HEUR: The DISTINCT and/or the ORDER BY clauses have been removed in some SQL heuristics because they were causing some queries to never finish triggering SQLite memory errors.
HEUR: Use difflib.unified_diff insted of ndiff because the later is way too slow to call it hundred of thousands of times.
HEUR: When diffing matches to find callees ignore those matches that differ more than 75% of the number of basic blocks.
MISC: Added a 'Diaphora:' prefix for log messages.
MISC: Change the text for the 'Call Address sequence' heuristic to show which initial results the matches are based on.
MISC: Fixed some minor typos in the sources.

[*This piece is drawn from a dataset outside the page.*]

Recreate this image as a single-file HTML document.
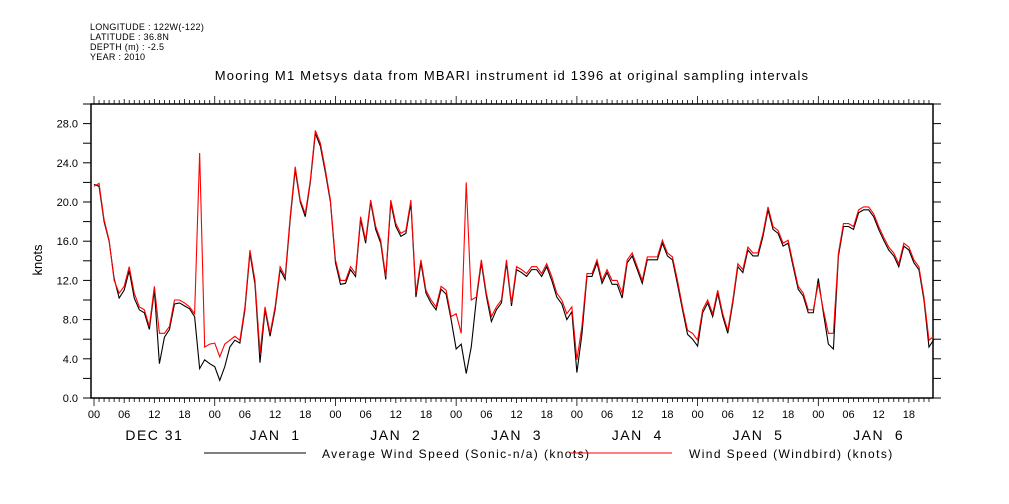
<!DOCTYPE html>
<html><head><meta charset="utf-8"><style>
body{margin:0;background:#fff;width:1009px;height:504px;overflow:hidden}
svg{display:block;font-family:"Liberation Sans",sans-serif}
</style></head><body>
<svg id="chart" width="1009" height="504" viewBox="0 0 1009 504">
<g font-size="9" fill="#000" style="letter-spacing:0.3px">
<text x="90" y="30">LONGITUDE : 122W(-122)</text>
<text x="90" y="40">LATITUDE : 36.8N</text>
<text x="90" y="50">DEPTH (m) : -2.5</text>
<text x="90" y="60">YEAR : 2010</text>
</g>
<text x="512" y="80" font-size="13" text-anchor="middle" style="letter-spacing:1.2px">Mooring M1 Metsys data from MBARI instrument id 1396 at original sampling intervals</text>
<text transform="translate(42,260) rotate(-90)" font-size="13" text-anchor="middle">knots</text>
<g id="axes"></g>
<g id="series"></g>
<g font-size="12" style="letter-spacing:1.4px">
<line x1="204" y1="453" x2="306" y2="453" stroke="#000"/>
<text x="322" y="458">Average Wind Speed (Sonic-n/a) (knots)</text>
<line x1="570" y1="453" x2="672" y2="453" stroke="#f00"/>
<text x="689" y="458">Wind Speed (Windbird) (knots)</text>
</g>
</svg>
<script>
const hourLabels=["00","06","12","18"];
const dayLabels=["DEC 31","JAN  1","JAN  2","JAN  3","JAN  4","JAN  5","JAN  6"];
const yTicks=[0,4,8,12,16,20,24,28];
const windbird=[21.6,21.9,18.2,16.1,12,10.7,11.4,13.4,10.7,9.3,9,7.3,11.4,6.6,6.6,7.3,10,10,9.7,9.3,8.6,25,5.2,5.5,5.6,4.2,5.5,5.9,6.3,5.9,9.3,15.1,12,4.6,9.3,6.6,9.3,13.4,12.4,18.5,23.6,20.2,18.8,22.2,27.3,26,23.3,20.2,14.1,12,12,13.4,12.7,18.5,16.1,20.2,17.5,16.1,12.4,20.2,17.8,16.8,17.1,20.2,10.7,14.1,11,10,9.3,11.4,11,8.3,8.6,6.6,22,10,10.3,14.1,10.7,8.3,9.3,10,14.1,9.7,13.4,13.1,12.7,13.4,13.4,12.7,13.7,12.4,10.7,10,8.6,9.3,3.9,7.3,12.7,12.7,14.1,12,13.1,12,12,10.7,14.1,14.8,13.4,12,14.4,14.4,14.4,16.1,14.8,14.4,12,9.3,6.9,6.6,5.9,9,10,8.6,11,8.6,6.9,10,13.7,13.1,15.4,14.8,14.8,16.8,19.5,17.5,17.1,15.8,16.1,13.7,11.4,10.7,9,9,11.7,9,6.6,6.6,14.8,17.8,17.8,17.5,19.2,19.5,19.5,18.8,17.5,16.4,15.4,14.8,13.7,15.8,15.4,14.1,13.4,10.3,5.9,6.3];
const average=[21.8,21.6,18.0,16.0,12.2,10.2,11.0,13.0,10.2,9.0,8.7,7.0,11.0,3.5,6.2,7.0,9.6,9.7,9.4,9.1,8.3,3.0,3.9,3.5,3.2,1.8,3.2,5.2,5.9,5.6,9.0,14.8,11.6,3.6,9.0,6.3,9.0,13.1,12.1,18.2,23.3,20.0,18.5,22.0,27.0,25.7,23.0,20.0,13.8,11.6,11.7,13.1,12.4,18.2,15.8,20.0,17.2,15.8,12.1,19.9,17.5,16.5,16.8,19.9,10.3,13.8,10.7,9.7,9.0,11.1,10.6,8.0,5.0,5.5,2.5,5.2,10.0,13.8,10.4,7.8,9.0,9.7,13.8,9.4,13.1,12.8,12.4,13.1,13.1,12.4,13.4,12.0,10.3,9.6,8.0,8.8,2.6,6.5,12.4,12.4,13.8,11.7,12.8,11.6,11.6,10.2,13.8,14.5,13.1,11.7,14.1,14.1,14.1,15.8,14.5,14.1,11.6,9.0,6.5,6.0,5.3,8.7,9.7,8.3,10.7,8.3,6.6,9.7,13.4,12.8,15.1,14.5,14.5,16.5,19.2,17.2,16.8,15.5,15.8,13.4,11.1,10.4,8.7,8.7,12.2,8.7,5.5,5.0,14.5,17.5,17.5,17.2,18.9,19.2,19.2,18.5,17.2,16.1,15.1,14.5,13.4,15.5,15.1,13.8,13.1,10.0,5.2,6.0];

const L=91,R=933,T=104,B=398,XMIN=-0.6,XMAX=166.8,YMIN=0,YMAX=30;
const sx=h=>L+(h-XMIN)/(XMAX-XMIN)*(R-L);
const sy=v=>B-(v-YMIN)/(YMAX-YMIN)*(B-T);
const NS="http://www.w3.org/2000/svg";
const axes=document.getElementById('axes');
function mk(tag,attrs,parent){const e=document.createElementNS(NS,tag);for(const k in attrs)e.setAttribute(k,attrs[k]);parent.appendChild(e);return e;}

const frame=mk('rect',{x:L,y:T,width:R-L,height:B-T,fill:'none',stroke:'#000','stroke-width':1.5},axes);



for(let h=0;h<=166;h+=1){
  const x=sx(h),len=(h%24===0)?8:(h%6===0?5:4);
  const t1=mk('line',{x1:x,y1:T,x2:x,y2:T-len,stroke:'#000','stroke-width':0.8},axes);
  
  
  const t2=mk('line',{x1:x,y1:B,x2:x,y2:B+len,stroke:'#000','stroke-width':0.8},axes);
  
  
}
for(let h=0;h<=166;h+=6){
  const t=mk('text',{x:sx(h),y:418,'font-size':11,'text-anchor':'middle'},axes);
  t.textContent=hourLabels[(h/6)%4];
  
  
}
dayLabels.forEach((d,i)=>{
  const t=mk('text',{x:sx(i*24+12),y:440,'font-size':14,'text-anchor':'middle'},axes);
  t.textContent=d;
  t.style.whiteSpace='pre';
  t.style.letterSpacing='1.5px';
  
  
});
for(let v=0;v<=30;v+=2){
  const y=sy(v);
  const a=mk('line',{x1:L,y1:y,x2:L-8,y2:y,stroke:'#000'},axes);
  
  
  const b=mk('line',{x1:R,y1:y,x2:R+8,y2:y,stroke:'#000'},axes);
  
  
}
yTicks.forEach(v=>{
  const t=mk('text',{x:78,y:sy(v)+4,'font-size':11,'text-anchor':'end'},axes);
  t.textContent=v.toFixed(1);
  
  
});
const ser=document.getElementById('series');
function line(data,color,name){
  const p=mk('polyline',{points:data.map((v,i)=>sx(i)+','+sy(v)).join(' '),fill:'none',stroke:color,'stroke-width':1.1},ser);
  
  
}
line(average,'#000','average-wind-speed-line');
line(windbird,'#f00','windbird-wind-speed-line');
</script>
</body></html>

MISC: Multiple little refactorizations here and there.
MISC: Renamed heuristic 'Same cleaned up assembly' to 'Same cleaned assembly'
BUG: Added the n-th fix to try not to leak cursors at all ever.
BUG: All parallel calls to add_matches_from_query_ratio_max() were wrong.

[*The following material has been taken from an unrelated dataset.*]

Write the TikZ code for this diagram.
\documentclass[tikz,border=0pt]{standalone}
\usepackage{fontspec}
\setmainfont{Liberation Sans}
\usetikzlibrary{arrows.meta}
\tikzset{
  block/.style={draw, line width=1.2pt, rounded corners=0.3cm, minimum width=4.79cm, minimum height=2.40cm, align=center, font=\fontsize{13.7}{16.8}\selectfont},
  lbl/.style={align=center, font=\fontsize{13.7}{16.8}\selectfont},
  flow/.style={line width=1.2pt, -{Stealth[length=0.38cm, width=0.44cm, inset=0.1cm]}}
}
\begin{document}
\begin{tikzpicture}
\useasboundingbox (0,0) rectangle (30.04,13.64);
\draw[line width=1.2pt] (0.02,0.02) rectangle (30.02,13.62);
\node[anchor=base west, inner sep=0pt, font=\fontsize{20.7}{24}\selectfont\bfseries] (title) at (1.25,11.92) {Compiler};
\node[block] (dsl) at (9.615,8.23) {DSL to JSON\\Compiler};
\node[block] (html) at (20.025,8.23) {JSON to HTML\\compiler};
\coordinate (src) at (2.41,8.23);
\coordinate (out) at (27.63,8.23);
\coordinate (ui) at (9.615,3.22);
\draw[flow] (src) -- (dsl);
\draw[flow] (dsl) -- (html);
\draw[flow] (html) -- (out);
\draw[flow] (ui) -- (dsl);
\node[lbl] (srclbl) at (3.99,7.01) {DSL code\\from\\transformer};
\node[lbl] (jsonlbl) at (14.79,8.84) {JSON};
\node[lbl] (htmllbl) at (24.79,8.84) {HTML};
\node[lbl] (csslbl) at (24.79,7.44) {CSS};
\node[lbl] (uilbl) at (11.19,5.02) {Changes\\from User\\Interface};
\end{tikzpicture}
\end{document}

BUG: Always use the internal dicts for handling matches, never use the choosers except for adding the results at the end.

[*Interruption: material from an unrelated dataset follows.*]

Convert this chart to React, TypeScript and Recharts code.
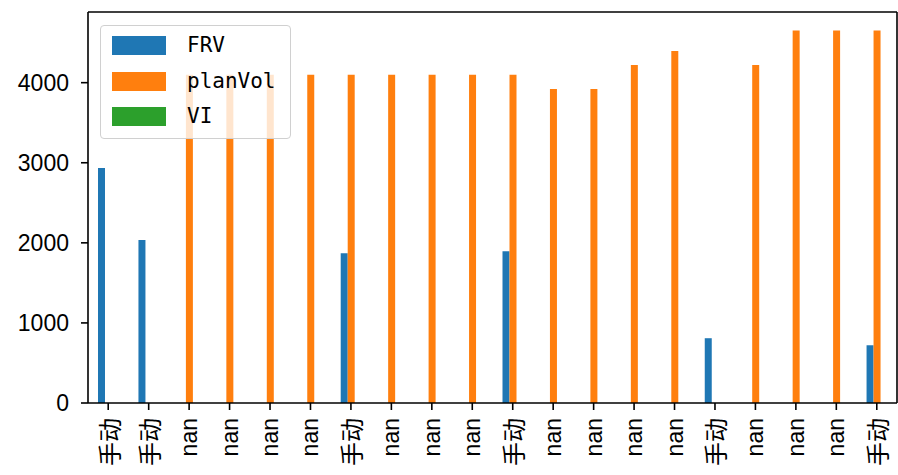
import { BarChart, Bar, XAxis, YAxis } from "recharts";

const categories = [
  "手动", "手动", "nan", "nan", "nan", "nan", "手动", "nan", "nan", "nan",
  "手动", "nan", "nan", "nan", "nan", "手动", "nan", "nan", "nan", "手动",
];
const frv = [2934, 2034, null, null, null, null, 1871, null, null, null, 1896, null, null, null, null, 809, null, null, null, 721];
const planVol = [null, null, 4100, 4100, 4100, 4100, 4100, 4100, 4100, 4100, 4100, 3920, 3920, 4221, 4396, null, 4221, 4650, 4650, 4650];
const vi = categories.map(() => null as number | null);
const yTicks = [0, 1000, 2000, 3000, 4000];

const series = [
  { key: "FRV", label: "FRV", color: "#1f77b4" },
  { key: "planVol", label: "planVol", color: "#ff7f0e" },
  { key: "VI", label: "VI", color: "#2ca02c" },
];

const data = categories.map((c, i) => ({
  idx: i,
  name: c,
  FRV: frv[i],
  planVol: planVol[i],
  VI: vi[i],
}));

const tickFont = "'Liberation Sans', 'Noto Sans CJK SC', sans-serif";
const axisStyle = { stroke: "#000", strokeWidth: 1.6 };

function XTick(props: any) {
  const { x, y, payload } = props;
  const label = categories[payload.value];
  const cjk = /[^\x00-\x7f]/.test(label);
  return (
    <text
      x={0}
      y={0}
      transform={`translate(${x},${y + 6}) rotate(-90)`}
      textAnchor="end"
      dominantBaseline="central"
      fontSize={cjk ? 24 : 23}
      fontFamily={cjk ? "'Noto Sans CJK SC', sans-serif" : tickFont}
      fill="#000"
    >
      {label}
    </text>
  );
}

export default function App() {
  return (
    <div style={{ position: "absolute", left: 0, top: 0, width: 898, height: 475, background: "#fff" }}>
      <BarChart
        width={898}
        height={475}
        data={data}
        margin={{ top: 11, right: 0, bottom: 0, left: 0 }}
        barGap={0}
        barCategoryGap={0}
      >
        <XAxis
          dataKey="idx"
          type="category"
          height={72}
          interval={0}
          tick={<XTick />}
          tickSize={7}
          axisLine={axisStyle}
          tickLine={axisStyle}
        />
        <XAxis
          xAxisId="top"
          dataKey="idx"
          orientation="top"
          height={1}
          tick={false}
          tickLine={false}
          axisLine={axisStyle}
        />
        <YAxis
          width={88}
          domain={[0, 4882.5]}
          ticks={yTicks}
          interval={0}
          tickSize={7}
          tickMargin={12}
          tick={{ fontSize: 23, fontFamily: tickFont, fill: "#000" }}
          axisLine={axisStyle}
          tickLine={axisStyle}
          allowDataOverflow
        />
        <YAxis
          yAxisId="right"
          orientation="right"
          width={1}
          domain={[0, 4882.5]}
          tick={false}
          tickLine={false}
          axisLine={axisStyle}
        />
        {series.map((s) => (
          <Bar key={s.key} dataKey={s.key} fill={s.color} barSize={7} isAnimationActive={false} />
        ))}
      </BarChart>
      <div
        style={{
          position: "absolute",
          left: 100,
          top: 25,
          width: 189,
          height: 112,
          background: "rgba(255,255,255,0.8)",
          border: "1px solid #d0d0d0",
          borderRadius: 4,
        }}
      >
        {series.map((s, i) => (
          <div key={s.key} style={{ position: "absolute", left: 11, top: 10 + i * 35.5, height: 19, display: "flex", alignItems: "center" }}>
            <div style={{ width: 54, height: 19, background: s.color }} />
            <span
              style={{
                marginLeft: 21,
                fontSize: 21,
                fontFamily: "'DejaVu Sans Mono', 'Noto Sans CJK SC', monospace",
                color: "#000",
                lineHeight: "19px",
              }}
            >
              {s.label}
            </span>
          </div>
        ))}
      </div>
    </div>
  );
}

BUG: Commit every transaction that must be committed.
BUG: Do not analyze the databases each time a diff is started.
BUG: Do not consider IDA's auto-generated names for the 'Same RVA' heuristic.
BUG: Do not crash when there is no chooser (it's None) given for a specific category.
BUG: Do not directly call 'sqlite3.connect()', instead call a wrapper that does whatever initialization is required.
BUG: Handling timeouts in threads was horribly wrong because there was no code to handle the timeout inside the thread...
BUG: Hopefully final fix for issue #5.
BUG: If a reverser selected File -> Save As from the menu Diaphora would fail to find the .til file and it would crash.
BUG: Instruction level import support was very wrong, even with typos.
BUG: Multiple instances of functions leaking cursors were fixed.
BUG: Regular expression pattern in `get_cmp_asm` wasn't properly escaped.
BUG: Removing items from choosers in IDA was broken.
BUG: Some SQL queries were not able to properly execute due to huge B-TREEs being created by SQLite when diffing huge databases.
BUG: Some comparisons (pseudocode and graph) were being shown, wrongly, in a different order than the others.
BUG: Some heuristics were trying to filter with a wrong SQL expression functions starting with the 'sub_' prefix.
BUG: The check to determine if Diaphora should continue finding more callees diffing previous results was wrong.
BUG: The environment variables for multiple items were not being properly handled.
BUG: The logic to handle unmatched choosers was being handled the wrong way (the other way around), which was pretty confusing.
BUG: The members `get_cmp_asm` and `get_cmp_pseudo` were being called hundreds of thousand of times for no reason when diffing.
BUG: There were still many places were Diaphora could leak cursors in diaphora_ida.py.
BUG: When calling the function `check_ratio()` always convert, internally, to float the values of the MD-Indices.
BUG: Workaround implemented for the IDA bug 'max non-trivial tinfo_t count has been reached' that might be triggered when exporting immense databases.